- To save a man, Lopez went outside the area that is under his company's protection zone
- On Monday Lopez shook hands with the man
- Company Lopez worked for will no longer provide lifeguard service for city
Fired Florida lifeguard Tomas Lopez was honored with the key to the city Monday and got a chance to meet the man whose life he saved.
Lopez made national news last week when he was fired for leaving his post so he could save a swimmer outside his coverage zone at Hallandale Beach.
"It is a big honor. I don't believe I deserve the key in general. All our guards would have done this," Lopez told the crowd assembled at Hallandale Beach City Hall on Monday, according to CNN affiliate WFOR. "All I did was what I was supposed to do."
The incident occurred July 2 at the beach on Florida's Atlantic coast, north of Miami.
A beachgoer rushed to Lopez's lifeguard station to alert him to a man who was drowning.
Company policy said lifeguards cannot go beyond the perimeter of the beach they are responsible for overseeing. The man was some 1,500 feet outside the zone, in an area where signs warn visitors to swim at their own risk.
Even though he was violating policy, Lopez ran into the ocean toward the struggling man and pulled him ashore.
"At that point I knew I was going to be fired. I knew I had broken the rule," Lopez told CNN. "In those cases, we are supposed to call 911 and hope they get there in time."
The company fired him shortly afterward.
At the ceremony Monday, Lopez met the man he saved.
"I would like to say a big thanks to this man. He saved my life," said Maksim Samartsev, 21, shaking Lopez's hand and smiling.
Jeff Ellis Management, the company that fired Lopez, later offered him his position back.
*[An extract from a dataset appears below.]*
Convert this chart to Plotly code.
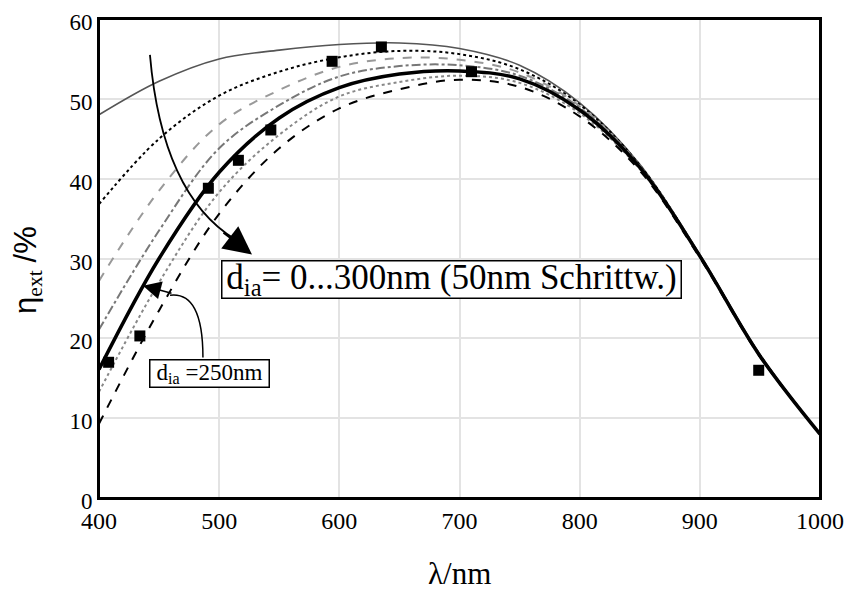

"Clearly, he should not have been terminated for what had occurred," Jeff Ellis said last week. "I know that he has tried to do the right thing."
Lopez told CNN he does not plan to return to work at his $8.25-an-hour job that he started four months ago.
"It's another chapter in my life closed, and I am just going to continue to get my schooling finished and get on with my career," Lopez said.
Meanwhile, Jeff Ellis Management announced Monday that it will no longer be providing lifeguard service for Hallandale Beach after the controversy. The company had provided the service for nine years.
"I take full responsibility for how this situation was handled by our company," Ellis said in a written statement. "I can't change what happened, but when we took this job I promised accountability. I am taking this action to fulfill my promise."